This section contains the create
, insert
and PL/SQL code to run the scalability test from Chapter 3, “Performance and Scalability” in an Oracle 11gR2 database.
Warning
These scripts will create large objects in the database and produce a huge amount of redo logs.
CREATE TABLE scale_data (
section NUMBER NOT NULL,
id1 NUMBER NOT NULL,
id2 NUMBER NOT NULL
);
Note:
There is no primary key (to keep the data generation simple)
There is no index (yet). That's done after filling the table
There is no "junk" column because the table is actually not accessed during testing
INSERT INTO scale_data
SELECT sections.n, gen.x, CEIL(DBMS_RANDOM.VALUE(0, 100))
FROM (
SELECT level - 1 n
FROM DUAL
CONNECT BY level < 300) sections
, (
SELECT level x
FROM DUAL
CONNECT BY level < 900000) gen
WHERE gen.x <= sections.n * 3000;
Note:
This code generates 300 sections, you may need to adjust the number for your environment. If you increase the number of sections, you must also increase the second generator. It must generate at least
3000 x <number of sections>
records.The table will need some gigabytes
CREATE INDEX scale_slow ON scale_data (section, id1, id2);
BEGIN
DBMS_STATS.GATHER_TABLE_STATS(null, 'SCALE_DATA'
, CASCADE => true);
END;
/
Note:
The index will also need some gigabytes
CREATE OR REPLACE PACKAGE test_scalability IS
TYPE piped_output IS RECORD ( section NUMBER
, seconds NUMBER
, cnt_rows NUMBER);
TYPE piped_output_table IS TABLE OF piped_output;
FUNCTION run(sql_txt IN varchar2, n IN number)

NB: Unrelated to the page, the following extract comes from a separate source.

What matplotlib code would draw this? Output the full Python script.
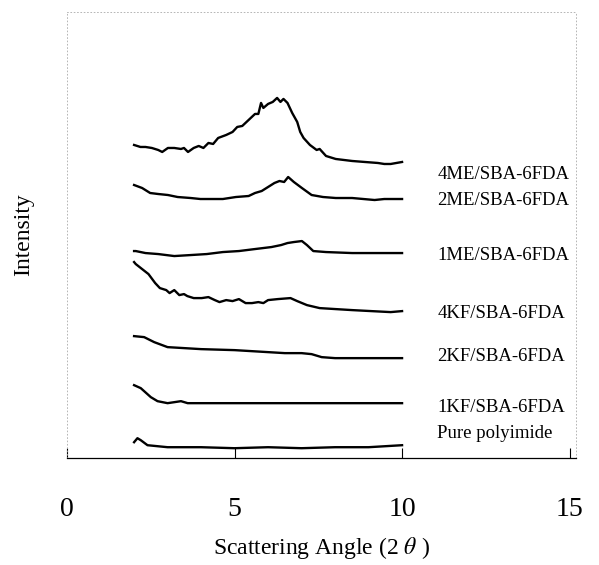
import matplotlib
matplotlib.use("Agg")
import matplotlib.pyplot as plt

plt.rcParams['font.family'] = ['Liberation Serif', 'DejaVu Serif']
plt.rcParams['mathtext.fontset'] = 'stix'

# curves: 2-theta positions and stacked intensity (offset units)
x_4me = [2.0, 2.19, 2.34, 2.53, 2.72, 2.84, 3.01, 3.2, 3.4, 3.49, 3.61, 3.78, 3.93, 4.07,
         4.22, 4.36, 4.51, 4.75, 4.94, 5.08, 5.23, 5.42, 5.61, 5.71, 5.79, 5.86, 6.0, 6.14,
         6.27, 6.37, 6.46, 6.58, 6.72, 6.87, 6.96, 7.06, 7.25, 7.45, 7.54, 7.73, 8.02, 8.51,
         8.89, 9.28, 9.47, 9.66, 10.0]
y_4me = [313, 311, 311, 310, 308, 306, 310, 310, 309, 310, 306, 310, 312, 310,
         315, 314, 320, 323, 326, 331, 332, 338, 344, 344, 355, 350, 354, 356,
         360, 356, 359, 355, 345, 336, 326, 320, 313, 308, 309, 302, 299, 297,
         296, 295, 294, 294, 296]

x_2me = [2.0, 2.24, 2.48, 2.72, 3.01, 3.3, 3.69, 3.98, 4.27, 4.65, 5.04, 5.42, 5.61, 5.81,
         6.0, 6.19, 6.34, 6.48, 6.6, 6.77, 7.01, 7.3, 7.64, 8.02, 8.51, 9.18, 9.47, 10.0]
y_2me = [273, 270, 265, 264, 263, 261, 260, 259, 259, 259, 261, 262, 265, 267,
         271, 275, 277, 276, 281, 276, 270, 263, 261, 260, 260, 258, 259, 259]

x_1me = [2.0, 2.05, 2.34, 2.72, 3.2, 3.69, 4.17, 4.65, 5.13, 5.61, 6.1, 6.39, 6.58, 6.77,
         7.01, 7.16, 7.35, 7.73, 8.51, 9.28, 10.0]
y_1me = [207, 207, 205, 204, 202, 203, 204, 206, 207, 209, 211, 213, 215, 216,
         217, 213, 207, 206, 205, 205, 205]

x_4kf = [2.0, 2.05, 2.24, 2.43, 2.63, 2.77, 2.96, 3.06, 3.2, 3.35, 3.49, 3.59, 3.78, 4.02,
         4.22, 4.41, 4.55, 4.75, 4.94, 5.13, 5.33, 5.52, 5.71, 5.86, 6.0, 6.29, 6.67, 6.87,
         7.16, 7.54, 8.02, 8.51, 9.08, 9.66, 10.0]
y_4kf = [196, 194, 189, 184, 175, 170, 168, 165, 168, 163, 164, 162, 160, 160,
         161, 158, 156, 158, 157, 159, 155, 155, 156, 155, 158, 159, 160, 157,
         153, 150, 149, 148, 147, 146, 147]

x_2kf = [2.0, 2.3, 2.6, 3.0, 3.5, 4.0, 5.0, 6.0, 6.5, 7.0, 7.3, 7.6, 8.0, 9.0, 10.0]
y_2kf = [122, 121, 116, 111, 110, 109, 108, 106, 105, 105, 104, 101, 100, 100, 100]

x_1kf = [2.0, 2.2, 2.5, 2.7, 3.0, 3.2, 3.4, 3.6, 4.0, 5.0, 6.0, 7.0, 8.0, 9.0, 10.0]
y_1kf = [73, 70, 61, 57, 55, 56, 57, 55, 55, 55, 55, 55, 55, 55, 55]

x_pure = [2.0, 2.1, 2.2, 2.4, 2.7, 3.0, 4.0, 5.0, 6.0, 7.0, 8.0, 9.0, 10.0]
y_pure = [16, 20, 18, 13, 12, 11, 11, 10, 11, 10, 11, 11, 13]

labels = ["4ME/SBA-6FDA", "2ME/SBA-6FDA", "1ME/SBA-6FDA", "4KF/SBA-6FDA",
          "2KF/SBA-6FDA", "1KF/SBA-6FDA", "Pure polyimide"]
label_y = [283, 258, 203, 145, 102, 51, 25]

curves = [(x_4me, y_4me), (x_2me, y_2me), (x_1me, y_1me), (x_4kf, y_4kf),
          (x_2kf, y_2kf), (x_1kf, y_1kf), (x_pure, y_pure)]

fig = plt.figure(figsize=(5.99, 5.65), dpi=100)
ax = fig.add_axes([0.112, 0.189, 0.850, 0.790])

for (xs, ys) in curves:
    ax.plot(xs, ys, color='black', lw=1.7)

for text, yy in zip(labels, label_y):
    ax.text(11.05, yy, text, fontsize=13.5, va='center', ha='left')

ax.set_xlim(0, 15.2)
ax.set_ylim(0, 446)
ax.set_xticks([0, 5, 10, 15])
ax.set_yticks([])
ax.tick_params(axis='x', direction='in', length=7, width=0.8, pad=28, labelsize=20)

for side in ['top', 'left', 'right']:
    ax.spines[side].set_linestyle((0, (1, 3)))
    ax.spines[side].set_color('#aaaaaa')
    ax.spines[side].set_linewidth(0.6)
ax.spines['bottom'].set_linewidth(0.9)

ax.set_xlabel("Scattering Angle (2 $\\theta$ )", fontsize=17, labelpad=9)
ax.set_ylabel("Intensity", fontsize=17, labelpad=24)

fig.savefig("out.png", dpi=100)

RETURN test_scalability.piped_output_table PIPELINED;
END;
/
CREATE OR REPLACE PACKAGE BODY test_scalability
IS
TYPE tmp IS TABLE OF piped_output INDEX BY PLS_INTEGER;
FUNCTION run(sql_txt IN VARCHAR2, n IN NUMBER)
RETURN test_scalability.piped_output_table PIPELINED
IS
rec test_scalability.tmp;
r test_scalability.piped_output;
iter NUMBER;
sec NUMBER;
strt NUMBER;
exec_txt VARCHAR2(4000);
cnt NUMBER;
BEGIN
exec_txt := 'select count(*) from (' || sql_txt || ')';
iter := 0;
WHILE iter <= n LOOP
sec := 0;
WHILE sec < 300 LOOP
IF iter = 0 THEN
rec(sec).seconds := 0;
rec(sec).section := sec;
rec(sec).cnt_rows := 0;
END IF;
strt := DBMS_UTILITY.GET_TIME;
EXECUTE IMMEDIATE exec_txt INTO cnt USING sec;
rec(sec).seconds := rec(sec).seconds
+ (DBMS_UTILITY.GET_TIME - strt)/100;
rec(sec).cnt_rows:= rec(sec).cnt_rows + cnt;
IF iter = n THEN
PIPE ROW(rec(sec));
END IF;
sec := sec +1;
END LOOP;
iter := iter +1;
END LOOP;
RETURN;
END;
END test_scalability;
/
Note:
The
TEST_SCALABILITY.RUN
function returns a tableIt's hardcoded to run the test for 300 sections (highlighted).
The number of iterations is configurable
The following select
calls the function and passes the query as string:
SELECT *
FROM TABLE(test_scalability.run(
'SELECT * '
|| 'FROM scale_data '
||'WHERE section=:1 '
|| 'AND id2=CEIL(DBMS_RANDOM.value(1,100))', 10
));
The counter test, with a better index, can be done like that:
DROP INDEX scale_slow;
CREATE INDEX scale_fast ON scale_data (section, id2, id1);
BEGIN
DBMS_STATS.GATHER_TABLE_STATS(null, 'SCALE_DATA'
, CASCADE => true);
END;
/
SELECT *
FROM TABLE(test_scalability.run(
'SELECT * '
|| 'FROM scale_data '
||'WHERE section=:1 '
|| 'AND id2=CEIL(DBMS_RANDOM.value(1,10))', 10
));
Note:
The
SCALE_SLOW
index is dropped to prevent "ORA-01408: such column list already indexed".